Although taking the above into consideration, judgement is a subject that cannot be ignored by the serious follower of Christ. It is a clear teaching of Christ and His Bride the Church, as much as is His love, tolerance and forgiveness. Christianity is not a lucky dip, we cannot choose to agree with Jesus when he pleases our sensibilities and ignore what He says when it is challenging or does not fall within the thought patterns of popular thinking.

In fact Christ’s teachings on this subject can be quite awe inspiring:

“When the Son of Man comes in His glory, and all the holy angels with Him, then He will sit on the throne of His glory. All the nations will be gathered before Him, and He will separate them one from another, as a shepherd divides his sheep from the goats. And He will set the sheep on His right hand, but the goats on the left. Then the King will say to those on His right hand, ‘Come, you blessed of My Father, inherit the kingdom prepared for you from the foundation of the world….” Matthew 25:31-34

“You have said it yourself; nevertheless I tell you, hereafter you will see THE SON OF MAN SITTING AT THE RIGHT HAND OF POWER, and COMING ON THE CLOUDS OF HEAVEN.”

Also every week at Holy Mass we say in the Creed :

‘He will come again in glory to judge the living and the dead.’

When we look deeply into the subject, we find that God’s judgement is tightly connected to His Divine Mercy. In society and our daily living we often see and hear of the problem that many people die as victims before obtaining justice and that some monstrous criminals seem to enjoy long and prosperous lives. If God is all powerful, true, merciful and loving, then it would only seem logical to require that the scales of justice balance out in eternity, because they do not always balance out for individuals before death.

The Church’s teaching on judgement is that each person immediately after death is rewarded according to the quality of his or her faith and life. Through this ‘Particular Judgement’ every individual gains entrance into the blessedness of Heaven, either immediately or through the purification of Purgatory, or is condemned to everlasting damnation (a subject to be debated in more depth latter in this series).

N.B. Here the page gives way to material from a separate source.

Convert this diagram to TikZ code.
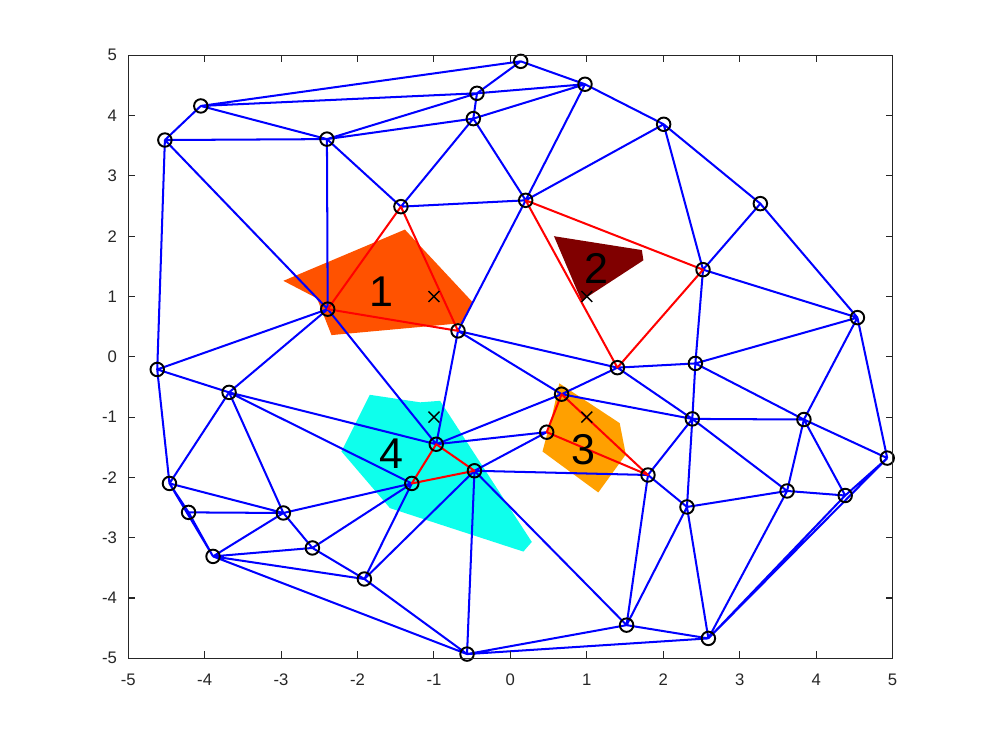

Scripture also teaches as we spoke of above that Christ will come again in glory to judge the living and the dead, this judgement on the Last Day of all who have ever lived is referred to as the ‘General Judgement.’ So once again I remind you of the importance of the every day decisions that we make and the effect that they will have on our eternal well being. It is never too late to turn back to God and receive His Divine Mercy, for God is one who always welcomes and never rejects. So do not despair and rest assured that Love and Justice will have the last word.

Msgr. Ian+

Closing Prayer:

O God,
Open our eyes that we may see the needs of others;
Open our ears that we may hear their cries;
Open our hearts that we may feel their anguish and their joy.
Let us not be afraid to defend the oppressed, the poor, the powerless, because of the anger and might of the powerful.
Show us where love and hope and faith are needed, and use us to bring them to those places.
Open our ears and eyes, our hearts and lives, that we may in these coming days be able to do some work of justice and peace for you. Amen.